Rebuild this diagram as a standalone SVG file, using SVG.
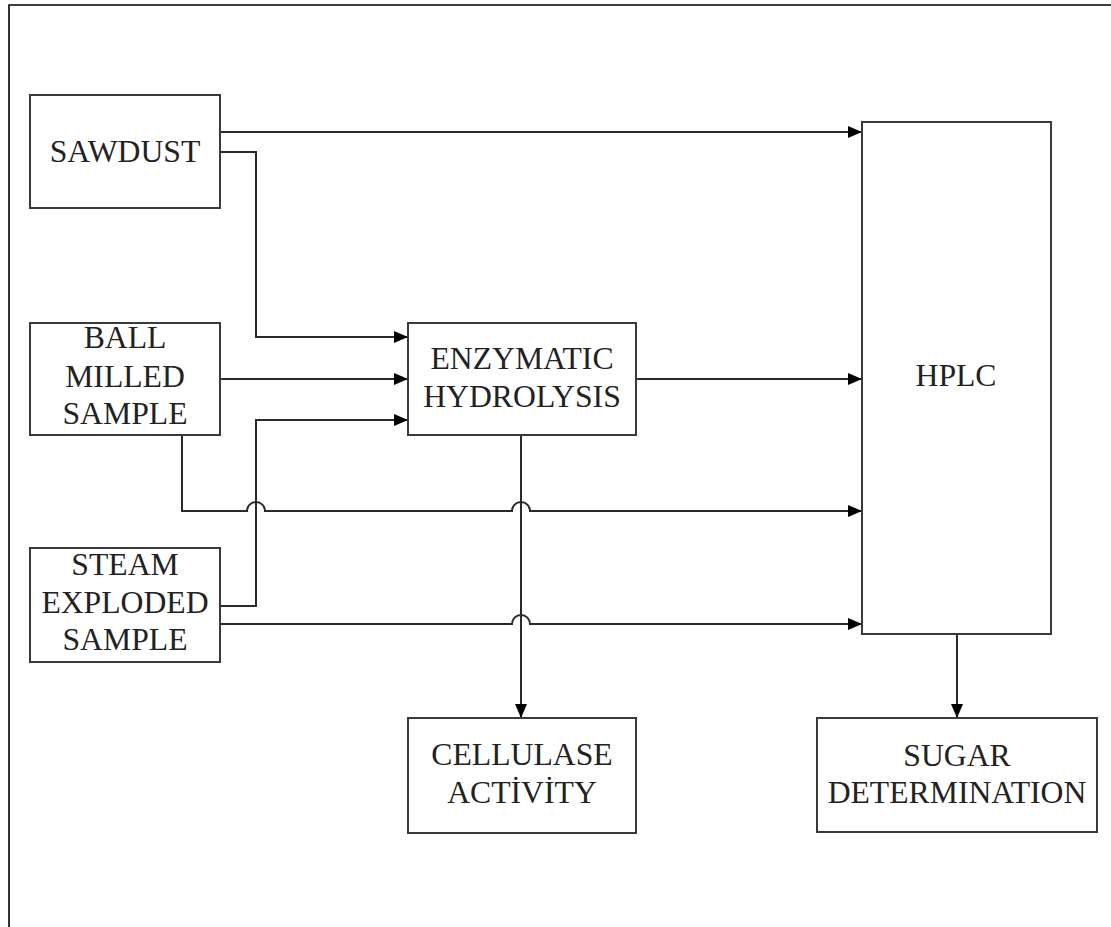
<svg xmlns="http://www.w3.org/2000/svg" width="1111" height="927" viewBox="0 0 1111 927">
<defs>
<marker id="arr" markerUnits="userSpaceOnUse" markerWidth="16" markerHeight="14" refX="14" refY="6" orient="auto">
<path d="M0,0 L14,6 L0,12 z" fill="#000"/>
</marker>
<style>
.box{fill:#fff;stroke:#3a3a3a;stroke-width:2}
.lbl{font-size:31.7px;fill:#222;text-anchor:middle}
.c{fill:none;stroke:#2a2a2a;stroke-width:2}
.a{marker-end:url(#arr)}
</style>
</defs>
<rect width="1111" height="927" fill="#fff"/>
<path d="M9,927 V5 H1111" fill="none" stroke="#000" stroke-width="1.6"/>

<g id="connectors">
<path class="c a" d="M220,132 H862"/>
<path class="c a" d="M220,152 H256 V337 H408"/>
<path class="c a" d="M220,379 H408"/>
<path class="c a" d="M220,606 H256 V420 H408"/>
<path class="c a" d="M182,435 V511 H247 a9,9 0 0 1 18,0 H512 a9,9 0 0 1 18,0 H862"/>
<path class="c a" d="M220,624 H512 a9,9 0 0 1 18,0 H862"/>
<path class="c a" d="M636,379 H862"/>
<path class="c a" d="M521,435 V718"/>
<path class="c a" d="M957,634 V718"/>
</g>

<g font-family="'Liberation Serif', 'DejaVu Serif', 'Times New Roman', serif">
<g id="sawdust">
<rect class="box" x="30" y="95" width="190" height="113"/>
<text class="lbl" x="125" y="162">SAWDUST</text>
</g>
<g id="ball-milled">
<rect class="box" x="30" y="323" width="190" height="112"/>
<text class="lbl" x="125" y="348">BALL</text>
<text class="lbl" x="125" y="387">MILLED</text>
<text class="lbl" x="125" y="424">SAMPLE</text>
</g>
<g id="steam-exploded">
<rect class="box" x="30" y="548" width="190" height="114"/>
<text class="lbl" x="125" y="575">STEAM</text>
<text class="lbl" x="125" y="613">EXPLODED</text>
<text class="lbl" x="125" y="650">SAMPLE</text>
</g>
<g id="enzymatic-hydrolysis">
<rect class="box" x="408" y="323" width="228" height="112"/>
<text class="lbl" x="522" y="369">ENZYMATIC</text>
<text class="lbl" x="522" y="407">HYDROLYSIS</text>
</g>
<g id="hplc">
<rect class="box" x="862" y="122" width="189" height="512"/>
<text class="lbl" x="956" y="386">HPLC</text>
</g>
<g id="cellulase-activity">
<rect class="box" x="408" y="718" width="228" height="115"/>
<text class="lbl" x="522" y="765">CELLULASE</text>
<text class="lbl" x="522" y="803">ACTİVİTY</text>
</g>
<g id="sugar-determination">
<rect class="box" x="817" y="718" width="280" height="114"/>
<text class="lbl" x="957" y="766">SUGAR</text>
<text class="lbl" x="957" y="803">DETERMINATION</text>
</g>
</g>
</svg>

______

__Task requirements__.
Take the data above and repeat it exactly, leaving each picture out.

__Completed task__.
Rebuild this diagram as a standalone SVG file, using SVG.
<svg xmlns="http://www.w3.org/2000/svg" width="1111" height="927" viewBox="0 0 1111 927">
<defs>
<marker id="arr" markerUnits="userSpaceOnUse" markerWidth="16" markerHeight="14" refX="14" refY="6" orient="auto">
<path d="M0,0 L14,6 L0,12 z" fill="#000"/>
</marker>
<style>
.box{fill:#fff;stroke:#3a3a3a;stroke-width:2}
.lbl{font-size:31.7px;fill:#222;text-anchor:middle}
.c{fill:none;stroke:#2a2a2a;stroke-width:2}
.a{marker-end:url(#arr)}
</style>
</defs>
<rect width="1111" height="927" fill="#fff"/>
<path d="M9,927 V5 H1111" fill="none" stroke="#000" stroke-width="1.6"/>

<g id="connectors">
<path class="c a" d="M220,132 H862"/>
<path class="c a" d="M220,152 H256 V337 H408"/>
<path class="c a" d="M220,379 H408"/>
<path class="c a" d="M220,606 H256 V420 H408"/>
<path class="c a" d="M182,435 V511 H247 a9,9 0 0 1 18,0 H512 a9,9 0 0 1 18,0 H862"/>
<path class="c a" d="M220,624 H512 a9,9 0 0 1 18,0 H862"/>
<path class="c a" d="M636,379 H862"/>
<path class="c a" d="M521,435 V718"/>
<path class="c a" d="M957,634 V718"/>
</g>

<g font-family="'Liberation Serif', 'DejaVu Serif', 'Times New Roman', serif">
<g id="sawdust">
<rect class="box" x="30" y="95" width="190" height="113"/>
<text class="lbl" x="125" y="162">SAWDUST</text>
</g>
<g id="ball-milled">
<rect class="box" x="30" y="323" width="190" height="112"/>
<text class="lbl" x="125" y="348">BALL</text>
<text class="lbl" x="125" y="387">MILLED</text>
<text class="lbl" x="125" y="424">SAMPLE</text>
</g>
<g id="steam-exploded">
<rect class="box" x="30" y="548" width="190" height="114"/>
<text class="lbl" x="125" y="575">STEAM</text>
<text class="lbl" x="125" y="613">EXPLODED</text>
<text class="lbl" x="125" y="650">SAMPLE</text>
</g>
<g id="enzymatic-hydrolysis">
<rect class="box" x="408" y="323" width="228" height="112"/>
<text class="lbl" x="522" y="369">ENZYMATIC</text>
<text class="lbl" x="522" y="407">HYDROLYSIS</text>
</g>
<g id="hplc">
<rect class="box" x="862" y="122" width="189" height="512"/>
<text class="lbl" x="956" y="386">HPLC</text>
</g>
<g id="cellulase-activity">
<rect class="box" x="408" y="718" width="228" height="115"/>
<text class="lbl" x="522" y="765">CELLULASE</text>
<text class="lbl" x="522" y="803">ACTİVİTY</text>
</g>
<g id="sugar-determination">
<rect class="box" x="817" y="718" width="280" height="114"/>
<text class="lbl" x="957" y="766">SUGAR</text>
<text class="lbl" x="957" y="803">DETERMINATION</text>
</g>
</g>
</svg>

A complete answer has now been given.